The Universe
I come up with some crazy ideas sometimes, or many times. Sometimes, to get places you have to stop being rational and think crazy, impossible, unrealistic things. I’m sure great scientists made the greatest of discoveries because they were thinking “outside the box”. Einstein said (sorry, I overuse him, but his quotes are great!): “Knowledge will take you from A to B, but imagination will take you everywhere.” Needless to say, I have a very hyper imagination, and I do come across as crazy or odd to the more conventional thinker.
For those that do not know, science is not truth, it is merely the road to truth, a means to get there, and sometimes roads are closed or incomplete. As our frontal lobes evolved and we became more sophisticated and intelligent, people came out to explain laws of nature. Newton’s classical mechanics and James Clerk Maxwell’s electromagnetic theory provided a way to see the “rules of the game” that govern nature. These rules still work, up to a certain point, and then break down. Newton’s laws break down at the atomic level, and hence, freaky smart physicists discovered something else. One was Paul Dirac who said, “It has been found possible to set up a new scheme, called quantum mechanics, which is more suitable for the description of phenomena on the atomic scale and which is in some respects more elegant and satisfying than the classical scheme.” So, now we have quantum mechanics and special relativity these days. And yet, science still is changing. There is stuff out there in the universe that neither quantum mechanics nor relativity can properly explain, like the expansion of the universe. New theories are in order, like Superstring theory which tries to unify the four forces of nature with vibrating “strings” and M-theory, a larger framework of string theory. These new approaches are still in development, and demand at least, an 11 dimensional universe (we only know 4).

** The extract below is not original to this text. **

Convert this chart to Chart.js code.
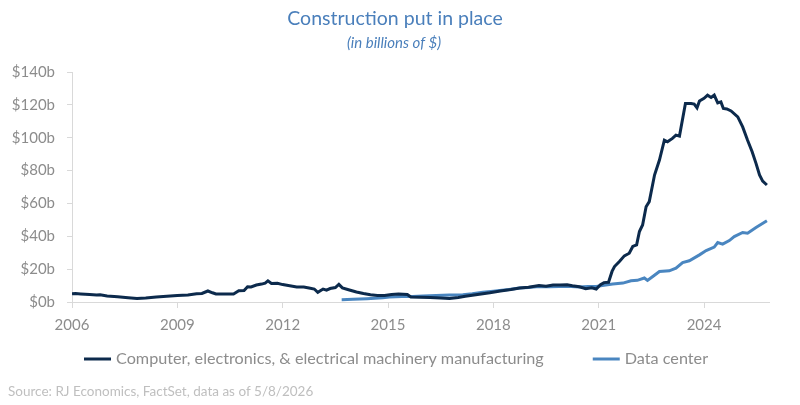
<!DOCTYPE html>
<html>
<head>
<meta charset="utf-8">
<script src="https://cdn.jsdelivr.net/npm/chart.js@4/dist/chart.umd.min.js"></script>
<style>
  html, body { margin: 0; padding: 0; background: #fff; }
  #wrap { width: 800px; height: 405px; position: relative; }
</style>
</head>
<body>
<div id="wrap"><canvas id="cpipChart"></canvas></div>
<script>
// Construction put in place, billions of $
const mfgYears = [
  2006.0, 2006.1, 2006.25, 2006.5, 2006.7, 2006.8, 2007.0, 2007.3, 2007.6, 2007.85,
  2008.1, 2008.4, 2008.7, 2009.0, 2009.3, 2009.55, 2009.7, 2009.87, 2010.0, 2010.1,
  2010.4, 2010.6, 2010.75, 2010.9, 2011.0, 2011.1, 2011.25, 2011.4, 2011.5, 2011.58,
  2011.68, 2011.85, 2012.0, 2012.2, 2012.4, 2012.6, 2012.75, 2012.9, 2013.0, 2013.15,
  2013.25, 2013.35, 2013.5, 2013.6, 2013.7, 2013.9, 2014.1, 2014.3, 2014.5, 2014.7,
  2014.9, 2015.1, 2015.3, 2015.55, 2015.65, 2015.9, 2016.2, 2016.5, 2016.75, 2017.0,
  2017.2, 2017.5, 2017.7, 2017.9, 2018.2, 2018.5, 2018.75, 2019.0, 2019.3, 2019.5,
  2019.7, 2019.9, 2020.1, 2020.25, 2020.45, 2020.63, 2020.8, 2020.93, 2021.05, 2021.15,
  2021.28, 2021.38, 2021.45, 2021.59, 2021.73, 2021.87, 2021.97, 2022.08, 2022.16, 2022.25,
  2022.35, 2022.44, 2022.59, 2022.73, 2022.87, 2022.96, 2023.1, 2023.2, 2023.3, 2023.47,
  2023.63, 2023.72, 2023.8, 2023.87, 2024.0, 2024.1, 2024.2, 2024.29, 2024.39, 2024.48,
  2024.55, 2024.65, 2024.77, 2024.96, 2025.1, 2025.24, 2025.37, 2025.48, 2025.58, 2025.67,
  2025.79
];
const mfgValues = [
  5.0, 5.2, 4.9, 4.5, 4.2, 4.4, 3.6, 3.2, 2.6, 2.1,
  2.4, 3.0, 3.5, 4.0, 4.3, 5.0, 5.2, 6.7, 5.6, 4.9,
  4.8, 4.9, 6.8, 7.0, 9.3, 9.2, 10.3, 10.9, 11.5, 12.9,
  11.3, 11.4, 10.6, 9.9, 9.2, 9.1, 8.5, 7.9, 5.9, 7.9,
  7.2, 8.2, 8.8, 10.7, 8.6, 7.3, 6.1, 5.2, 4.4, 4.0,
  4.0, 4.6, 4.8, 4.6, 3.1, 2.9, 2.7, 2.5, 2.2, 2.8,
  3.5, 4.4, 5.0, 5.6, 6.7, 7.6, 8.5, 9.0, 10.0, 9.6,
  10.4, 10.3, 10.5, 9.9, 9.3, 8.1, 8.6, 7.9, 10.5, 11.8,
  12.0, 18.6, 21.6, 24.7, 28.1, 29.7, 33.8, 34.8, 42.9, 46.9,
  58.0, 61.1, 77.3, 86.4, 98.5, 97.5, 99.6, 101.6, 101.0, 120.8,
  120.8, 120.5, 118.2, 122.4, 124.0, 125.9, 124.5, 125.9, 121.2, 121.8,
  117.8, 117.5, 116.3, 112.7, 106.6, 98.5, 91.5, 84.4, 77.3, 73.6,
  71.2
];

const dcYears = [
  2013.68, 2014.0, 2014.4, 2014.85, 2015.04, 2015.4, 2015.7, 2016.0, 2016.37, 2016.75,
  2017.13, 2017.4, 2017.7, 2018.0, 2018.18, 2018.45, 2018.74, 2019.0, 2019.3, 2019.6,
  2019.87, 2020.1, 2020.44, 2020.7, 2020.93, 2021.15, 2021.4, 2021.69, 2021.92, 2022.1,
  2022.3, 2022.39, 2022.54, 2022.73, 2023.01, 2023.2, 2023.39, 2023.58, 2023.87, 2024.06,
  2024.29, 2024.39, 2024.53, 2024.72, 2024.86, 2025.1, 2025.24, 2025.48, 2025.79
];
const dcValues = [
  1.4, 1.6, 2.0, 2.6, 3.0, 3.3, 3.4, 3.7, 4.0, 4.2,
  4.4, 5.0, 5.9, 6.6, 7.0, 7.6, 8.5, 8.8, 9.4, 9.3,
  9.5, 9.6, 9.1, 9.4, 9.5, 10.2, 10.9, 11.5, 12.9, 13.2,
  14.6, 13.1, 15.5, 18.6, 19.0, 20.6, 24.0, 25.1, 28.7, 31.3,
  33.4, 36.2, 35.2, 37.4, 39.8, 42.3, 41.9, 45.3, 49.4
];

const seriesNames = ['Computer, electronics, & electrical machinery manufacturing', 'Data center'];
const xTickYears = [2006, 2009, 2012, 2015, 2018, 2021, 2024];
const yTickValues = [0, 20, 40, 60, 80, 100, 120, 140];

const NAVY = '#0c2a4c';
const BLUE = '#4a86c0';
const AXIS_GREY = '#d9d9d9';
const TICK_GREY = '#8c8c8c';

function toPoints(xs, ys) {
    return xs.map((x, i) => ({ x: x, y: ys[i] }));
}

// title, subtitle, legend and source are drawn around the plot
const captionPlugin = {
    id: 'captions',
    afterDraw(chart) {
        const ctx = chart.ctx;
        ctx.save();
        ctx.textBaseline = 'middle';
        ctx.textAlign = 'center';
        ctx.fillStyle = '#4a7fbb';
        ctx.font = '19.5px Lato';
        ctx.fillText('Construction put in place', 395, 19);
        ctx.font = 'italic 15px Lato';
        ctx.fillText('(in billions of $)', 394, 43);

        // legend
        ctx.textAlign = 'left';
        ctx.font = '16.2px Lato';
        let x = 84;
        const y = 359;
        chart.data.datasets.forEach((ds) => {
            ctx.strokeStyle = ds.borderColor;
            ctx.lineWidth = 3;
            ctx.beginPath();
            ctx.moveTo(x, y);
            ctx.lineTo(x + 27, y);
            ctx.stroke();
            ctx.fillStyle = TICK_GREY;
            ctx.fillText(ds.label, x + 32, y);
            x += 32 + ctx.measureText(ds.label).width + 49;
        });

        ctx.fillStyle = '#bfbfbf';
        ctx.font = '13.5px Lato';
        ctx.fillText('Source: RJ Economics, FactSet, data as of 5/8/2026', 8, 392);
        ctx.restore();
    }
};

const ctx = document.getElementById('cpipChart').getContext('2d');
new Chart(ctx, {
    type: 'line',
    data: {
        datasets: [
            {
                label: seriesNames[0],
                data: toPoints(mfgYears, mfgValues),
                borderColor: NAVY,
                borderWidth: 3,
                pointRadius: 0,
                tension: 0
            },
            {
                label: seriesNames[1],
                data: toPoints(dcYears, dcValues),
                borderColor: BLUE,
                borderWidth: 3,
                pointRadius: 0,
                tension: 0
            }
        ]
    },
    options: {
        responsive: true,
        maintainAspectRatio: false,
        animation: false,
        layout: { padding: { top: 72, right: 31, bottom: 71, left: 0 } },
        plugins: {
            legend: { display: false },
            tooltip: { enabled: false }
        },
        scales: {
            x: {
                type: 'linear',
                min: 2006,
                max: 2025.85,
                afterBuildTicks: (scale) => {
                    scale.ticks = xTickYears.map(v => ({ value: v }));
                },
                afterFit: (scale) => { scale.height = 32; },
                border: { display: true, color: AXIS_GREY, width: 1 },
                grid: { drawOnChartArea: false, color: AXIS_GREY, tickLength: 6 },
                ticks: {
                    color: TICK_GREY,
                    font: { family: 'Lato', size: 15 },
                    padding: 8,
                    maxRotation: 0,
                    callback: (v) => String(v)
                }
            },
            y: {
                min: 0,
                max: 140,
                afterBuildTicks: (scale) => {
                    scale.ticks = yTickValues.map(v => ({ value: v }));
                },
                afterFit: (scale) => { scale.width = 72; },
                border: { display: true, color: AXIS_GREY, width: 1 },
                grid: { drawOnChartArea: false, color: AXIS_GREY, tickLength: 5 },
                ticks: {
                    color: TICK_GREY,
                    font: { family: 'Lato', size: 15 },
                    padding: 12,
                    callback: (v) => '$' + v + 'b'
                }
            }
        }
    },
    plugins: [captionPlugin]
});
</script>
</body>
</html>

I started reading into Dark Matter, Dark Energy, and the increasing expansion of the universe and I started thinking, what exactly is pulling all the galaxies farther and farther away from each other? A physicist recently blew my mind away, telling me that the notion that we have that everything in the universe is made up of the ingredients found on the Periodic Table is wrong; it is estimated that only about 4% of the universe is made from the Periodic Table. There is other stuff out there, called dark matter. Dark matter is hypothetical matter that does not interact with the electromagnetic force, but whose presence can be inferred from gravitational effects on visible matter. This matter accounts for a great deal of mass in the universe, 22%. This type of stuff shifts in and out of existence, disappearing and appearing in different dimensions. I, myself, always thought of getting a “cosmic” knife and cutting “reality”, cutting the air, prying open the “cut” and peeking inside at another dimension (s). I know, I must sound nuts, but I really think of stuff like that! Continuing, you might be wondering, what makes up the rest of the universe? Well, 74% is theorized to be Dark Energy which is even stranger, it is a bizarre form of energy that is located all over empty space. It is widely speculated that Dark Energy is responsible for the acceleration of the universe, which started approximately 5 billion years ago. According to a physics instructor, this vast energy supply, just a mini-mini-minimal amount can power entire civilizations. No more relying on fossil fuels. Maybe Obama has this in mind.
Not too long ago, I proposed a thought experiment to Caltech’s Kip Thorne, he is a very famous physicist, as you know, and a dear friend of Stephen Hawking. I proposed a Swiss-cheese or Dalmatian theory of the universe. I told him that the universe is shaped like a box, and on the walls, floor, and ceiling of this box there are holes, big holes. And each hole is a black hole larger than individual galaxies, (possibly powered by Dark Energy instead of Gravitation). These holes could be responsible for pulling space and galaxies farther apart. It kind of works, make a whole in a shoe box that contains a marble, stick a vacuum accessory in the hole and turn it on. If you have a good vacuum, it should have sucked up your marble, a.k.a-galaxy. Thorne liked my idea: “thanks for your thoughts, which are new and intriguing, but don’t seem very plausible to me: all the observational evidence we have suggests that the universe is virtually the same at the outer edge of where we can observe, as it is near us.”
So, he sure told me, but I still continue to think crazy stuff! Maybe one day, I will get a medal!